\(\renewcommand{\AA}{\text{Å}}\)

8.1.4. Multi-replica simulations

Several commands in LAMMPS run multi-replica simulations, meaning that multiple instances (replicas) of your simulation are run simultaneously, with small amounts of data exchanged between replicas periodically.

These are the relevant commands:

  • hyper for bond boost hyperdynamics (HD)

  • neb for nudged elastic band calculations (NEB)

  • neb_spin for magnetic nudged elastic band calculations

  • prd for parallel replica dynamics (PRD)

  • tad for temperature accelerated dynamics (TAD)

  • temper for parallel tempering with fixed volume

  • temper/npt for parallel tempering extended for NPT

  • temper/grem for parallel tempering with generalized replica exchange (gREM)

  • fix pimd for path-integral molecular dynamics (PIMD)

NEB is a method for finding transition states and barrier potential energies.

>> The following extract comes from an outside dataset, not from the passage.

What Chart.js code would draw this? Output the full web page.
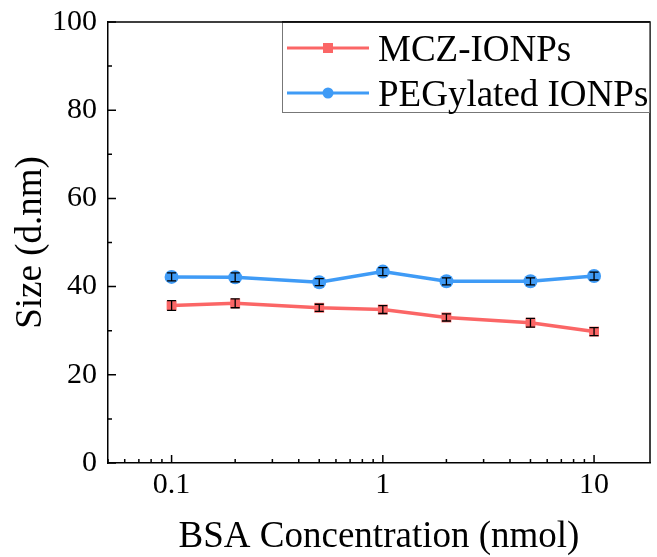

HD, PRD, and TAD are methods for performing accelerated dynamics to find and perform infrequent events. Parallel tempering or replica exchange runs different replicas at a series of temperature to facilitate rare-event sampling. PIMD runs different replicas whose individual particles in different replicas are coupled together by springs to model a system of ring-polymers which can represent the quantum nature of atom cores.

These commands can only be used if LAMMPS was built with the REPLICA package. See the Build package page for more info.

In all these cases, you must run with one or more processors per replica. The processors assigned to each replica are determined at run-time by using the -partition command-line switch to launch LAMMPS on multiple partitions, which in this context are the same as replicas. E.g. these commands:

mpirun -np 16 lmp_linux -partition 8x2 -in in.temper
mpirun -np 8 lmp_linux -partition 8x1 -in in.neb

would each run 8 replicas, on either 16 or 8 processors. Note the use of the -in command-line switch to specify the input script which is required when running in multi-replica mode.

Also note that with MPI installed on a machine (e.g. your desktop), you can run on more (virtual) processors than you have physical processors. Thus, the above commands could be run on a single-processor (or few-processor) desktop so that you can run a multi-replica simulation on more replicas than you have physical processors. This is useful for testing and debugging, since with most modern processors and MPI libraries, the efficiency of a calculation can severely diminish when oversubscribing processors.